DATASET RECORDS:
^^^^

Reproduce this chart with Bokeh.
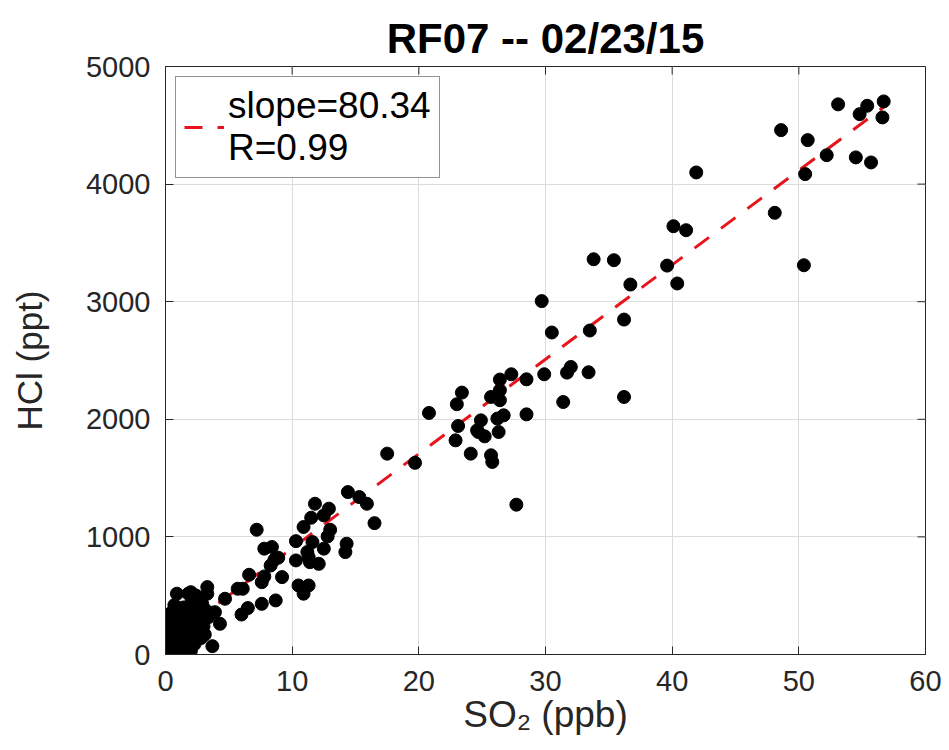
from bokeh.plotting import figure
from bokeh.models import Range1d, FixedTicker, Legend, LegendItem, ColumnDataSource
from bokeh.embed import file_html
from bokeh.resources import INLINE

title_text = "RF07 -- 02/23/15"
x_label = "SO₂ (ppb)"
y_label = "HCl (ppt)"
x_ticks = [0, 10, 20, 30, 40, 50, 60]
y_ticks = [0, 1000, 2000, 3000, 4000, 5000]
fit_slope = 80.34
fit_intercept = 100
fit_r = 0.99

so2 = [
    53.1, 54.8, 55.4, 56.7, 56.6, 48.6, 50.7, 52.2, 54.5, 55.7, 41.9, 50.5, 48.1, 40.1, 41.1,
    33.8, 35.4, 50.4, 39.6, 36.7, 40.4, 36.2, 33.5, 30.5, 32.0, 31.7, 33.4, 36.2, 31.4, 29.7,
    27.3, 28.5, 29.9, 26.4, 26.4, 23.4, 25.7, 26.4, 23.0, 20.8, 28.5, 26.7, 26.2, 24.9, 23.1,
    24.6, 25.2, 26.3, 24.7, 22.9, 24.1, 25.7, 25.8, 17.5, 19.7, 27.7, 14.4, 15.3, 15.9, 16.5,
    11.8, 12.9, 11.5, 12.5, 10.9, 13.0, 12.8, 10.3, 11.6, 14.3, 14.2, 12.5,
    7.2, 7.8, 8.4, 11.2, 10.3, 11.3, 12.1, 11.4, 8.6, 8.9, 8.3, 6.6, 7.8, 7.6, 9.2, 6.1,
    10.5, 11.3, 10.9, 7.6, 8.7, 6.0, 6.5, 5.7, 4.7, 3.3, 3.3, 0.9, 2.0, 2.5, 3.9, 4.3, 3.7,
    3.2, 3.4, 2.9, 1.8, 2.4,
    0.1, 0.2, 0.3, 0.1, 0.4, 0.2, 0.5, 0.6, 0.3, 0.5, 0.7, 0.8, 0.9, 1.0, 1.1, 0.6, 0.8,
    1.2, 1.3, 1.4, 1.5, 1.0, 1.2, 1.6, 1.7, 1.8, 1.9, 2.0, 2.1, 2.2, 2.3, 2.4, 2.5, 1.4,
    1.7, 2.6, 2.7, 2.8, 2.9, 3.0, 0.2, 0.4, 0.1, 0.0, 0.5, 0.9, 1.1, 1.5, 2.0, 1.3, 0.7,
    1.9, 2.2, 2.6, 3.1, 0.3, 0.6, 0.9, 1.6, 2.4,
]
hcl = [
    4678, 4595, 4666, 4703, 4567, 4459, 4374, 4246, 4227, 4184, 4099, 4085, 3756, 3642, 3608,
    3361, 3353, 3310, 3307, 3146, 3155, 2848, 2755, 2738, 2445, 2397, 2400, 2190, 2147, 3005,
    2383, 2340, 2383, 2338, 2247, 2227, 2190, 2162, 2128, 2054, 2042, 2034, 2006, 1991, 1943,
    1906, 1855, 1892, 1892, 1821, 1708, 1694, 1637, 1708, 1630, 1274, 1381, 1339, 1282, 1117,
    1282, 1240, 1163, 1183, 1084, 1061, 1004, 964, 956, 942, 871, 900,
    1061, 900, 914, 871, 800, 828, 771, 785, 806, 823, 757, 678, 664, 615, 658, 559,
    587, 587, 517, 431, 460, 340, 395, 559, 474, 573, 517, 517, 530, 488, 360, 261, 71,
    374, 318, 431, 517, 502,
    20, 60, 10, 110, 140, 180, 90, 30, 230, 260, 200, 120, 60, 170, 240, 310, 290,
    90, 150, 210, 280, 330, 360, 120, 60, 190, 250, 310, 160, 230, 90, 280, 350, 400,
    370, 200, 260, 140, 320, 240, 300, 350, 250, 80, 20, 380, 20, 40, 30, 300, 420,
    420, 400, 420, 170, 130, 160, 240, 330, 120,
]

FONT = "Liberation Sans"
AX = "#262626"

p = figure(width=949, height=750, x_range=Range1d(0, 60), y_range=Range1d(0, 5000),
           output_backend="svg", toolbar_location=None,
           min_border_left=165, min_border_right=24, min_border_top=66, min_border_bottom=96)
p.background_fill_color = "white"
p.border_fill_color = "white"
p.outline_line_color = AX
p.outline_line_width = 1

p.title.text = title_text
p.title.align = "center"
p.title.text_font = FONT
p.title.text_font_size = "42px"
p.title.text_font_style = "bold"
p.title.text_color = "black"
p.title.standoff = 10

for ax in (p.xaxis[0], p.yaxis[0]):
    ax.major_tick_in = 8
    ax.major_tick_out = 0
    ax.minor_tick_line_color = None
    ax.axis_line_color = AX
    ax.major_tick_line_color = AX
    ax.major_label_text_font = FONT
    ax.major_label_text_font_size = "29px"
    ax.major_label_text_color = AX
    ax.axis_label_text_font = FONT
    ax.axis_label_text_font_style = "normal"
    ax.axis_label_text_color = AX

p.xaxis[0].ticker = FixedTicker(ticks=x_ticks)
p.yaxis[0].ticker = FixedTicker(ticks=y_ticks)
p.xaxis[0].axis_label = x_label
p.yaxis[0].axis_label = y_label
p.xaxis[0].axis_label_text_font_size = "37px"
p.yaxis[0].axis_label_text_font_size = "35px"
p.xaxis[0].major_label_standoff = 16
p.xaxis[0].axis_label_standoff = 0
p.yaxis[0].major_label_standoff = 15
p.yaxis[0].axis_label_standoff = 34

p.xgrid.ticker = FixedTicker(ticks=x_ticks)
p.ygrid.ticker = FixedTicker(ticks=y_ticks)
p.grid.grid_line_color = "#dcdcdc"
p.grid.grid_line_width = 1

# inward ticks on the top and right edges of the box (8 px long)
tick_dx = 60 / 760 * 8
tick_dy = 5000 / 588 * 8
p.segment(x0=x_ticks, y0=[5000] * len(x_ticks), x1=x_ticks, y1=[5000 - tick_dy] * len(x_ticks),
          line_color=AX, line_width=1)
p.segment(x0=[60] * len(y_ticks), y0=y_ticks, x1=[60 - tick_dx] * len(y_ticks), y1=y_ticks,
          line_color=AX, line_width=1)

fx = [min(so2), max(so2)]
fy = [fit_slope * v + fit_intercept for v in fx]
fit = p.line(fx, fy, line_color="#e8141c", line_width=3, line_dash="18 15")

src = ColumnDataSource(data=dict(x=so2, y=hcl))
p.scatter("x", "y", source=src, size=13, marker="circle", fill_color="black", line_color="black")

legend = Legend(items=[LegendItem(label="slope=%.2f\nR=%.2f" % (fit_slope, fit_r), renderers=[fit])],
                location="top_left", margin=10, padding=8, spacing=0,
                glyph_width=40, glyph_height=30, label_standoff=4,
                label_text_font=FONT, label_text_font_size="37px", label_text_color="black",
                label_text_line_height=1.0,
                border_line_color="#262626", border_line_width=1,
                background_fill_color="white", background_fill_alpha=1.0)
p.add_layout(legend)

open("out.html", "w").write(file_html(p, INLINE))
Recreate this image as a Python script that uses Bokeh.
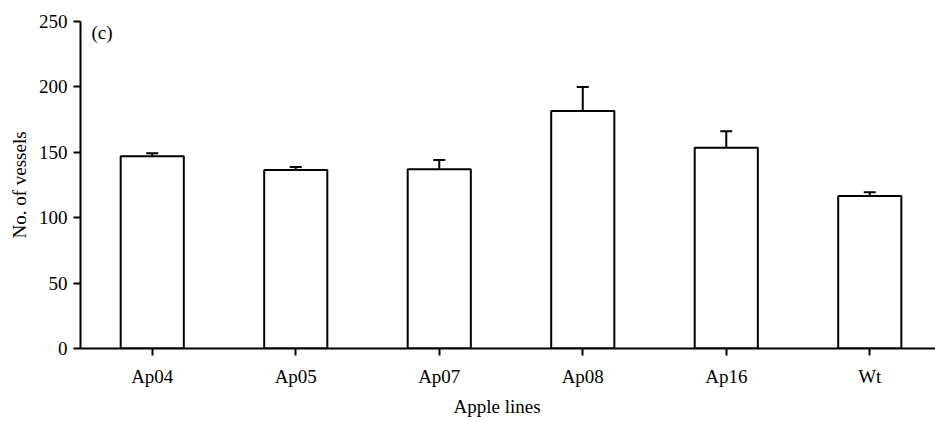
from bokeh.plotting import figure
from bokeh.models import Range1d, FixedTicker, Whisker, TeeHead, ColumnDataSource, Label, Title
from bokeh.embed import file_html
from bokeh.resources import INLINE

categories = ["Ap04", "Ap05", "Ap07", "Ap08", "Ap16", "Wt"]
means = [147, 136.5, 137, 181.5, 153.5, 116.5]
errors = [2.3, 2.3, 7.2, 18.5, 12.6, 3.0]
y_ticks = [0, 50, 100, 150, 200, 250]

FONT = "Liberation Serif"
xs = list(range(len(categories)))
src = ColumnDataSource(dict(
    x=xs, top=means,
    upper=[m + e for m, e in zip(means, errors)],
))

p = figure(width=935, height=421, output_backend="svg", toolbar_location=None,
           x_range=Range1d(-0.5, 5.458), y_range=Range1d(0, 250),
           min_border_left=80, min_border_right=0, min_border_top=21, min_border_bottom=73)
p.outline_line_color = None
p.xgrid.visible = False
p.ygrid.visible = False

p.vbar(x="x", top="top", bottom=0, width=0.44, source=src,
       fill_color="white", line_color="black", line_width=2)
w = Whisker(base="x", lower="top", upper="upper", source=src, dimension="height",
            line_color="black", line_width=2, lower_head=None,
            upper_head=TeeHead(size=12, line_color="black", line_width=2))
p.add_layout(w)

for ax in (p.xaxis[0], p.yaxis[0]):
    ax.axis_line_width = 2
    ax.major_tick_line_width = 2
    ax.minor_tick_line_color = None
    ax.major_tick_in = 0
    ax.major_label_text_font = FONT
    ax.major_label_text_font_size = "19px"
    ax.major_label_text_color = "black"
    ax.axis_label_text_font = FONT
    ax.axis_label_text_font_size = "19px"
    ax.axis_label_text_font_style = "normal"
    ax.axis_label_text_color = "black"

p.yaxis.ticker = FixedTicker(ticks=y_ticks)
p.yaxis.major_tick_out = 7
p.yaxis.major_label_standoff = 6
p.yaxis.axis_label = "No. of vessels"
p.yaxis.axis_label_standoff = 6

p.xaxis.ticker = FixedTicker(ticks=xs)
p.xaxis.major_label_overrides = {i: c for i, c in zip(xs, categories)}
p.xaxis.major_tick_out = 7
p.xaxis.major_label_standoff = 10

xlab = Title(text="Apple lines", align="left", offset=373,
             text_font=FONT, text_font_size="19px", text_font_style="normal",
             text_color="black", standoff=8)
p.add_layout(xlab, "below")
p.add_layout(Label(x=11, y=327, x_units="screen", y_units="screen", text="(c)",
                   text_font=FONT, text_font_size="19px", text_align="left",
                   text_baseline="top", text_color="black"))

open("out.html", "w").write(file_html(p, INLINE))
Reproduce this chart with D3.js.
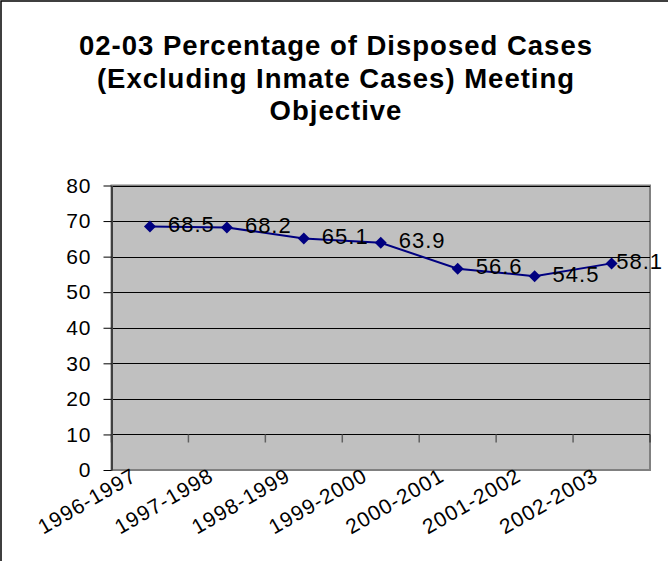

^^^^

WHAT IS NEEDED:
Copy each line in the data that holds the word "with".

REPLY:
Reproduce this chart with Bokeh.
Reproduce this chart with D3.js.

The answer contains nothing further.